An active data architecture supports this by giving teams live access to governed datasets across sources, without duplicating or moving data. The goal is to accelerate development, reduce risk, and enable teams with AI-ready data from day one.
What are the benefits of adopting an AI-ready data center solution?
Adopting an AI-ready data solution streamlines the entire AI lifecycle, from discovery to deployment.

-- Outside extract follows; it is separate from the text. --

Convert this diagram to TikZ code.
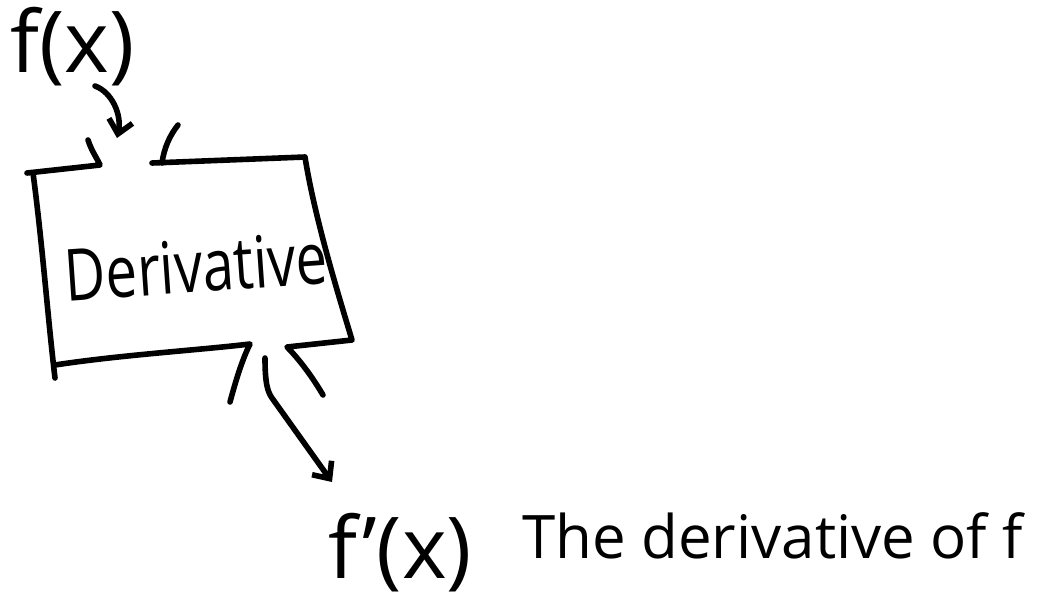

It improves reliability, shortens development cycles, and reduces technical debt over time.
- Accelerating AI deployment: Clean, accessible data lets teams build and launch models faster, without spending weeks cleaning and validating inputs.
- Enhancing scalability: Once pipelines are in place, data products can support multiple AI use cases without redundant prep work or duplicated datasets.
- Increasing trust and explainability: Clear lineage, definitions, and governance make AI outputs easier to trace, debug, and explain across the organization.
- Enabling real-time intelligence: With live access to data, AI systems can respond instantly to new signals, powering use cases like fraud detection and personalized recommendations.
What are the biggest challenges in data preparation for AI/ML?
Many organizations struggle to get data ready for AI due to a mix of technical and cultural hurdles. These challenges often delay progress, inflate costs, or derail projects entirely.
- Data silos and inconsistency: Disconnected systems and misaligned definitions prevent teams from using data cohesively across projects.
- Poor data quality: Missing values, incorrect formats, and unclean inputs all undermine model performance and reduce trust in predictions.
- Lack of governance: Without clear roles, access rules, and data lineage, it's hard to ensure compliance, or even know which data to use.
- Legacy infrastructure: Outdated systems often lack the speed, flexibility, and scalability needed to support modern AI workloads.
- Skill gaps and cultural resistance: Teams may lack the data literacy, engineering resources, or executive support required to prepare data at scale.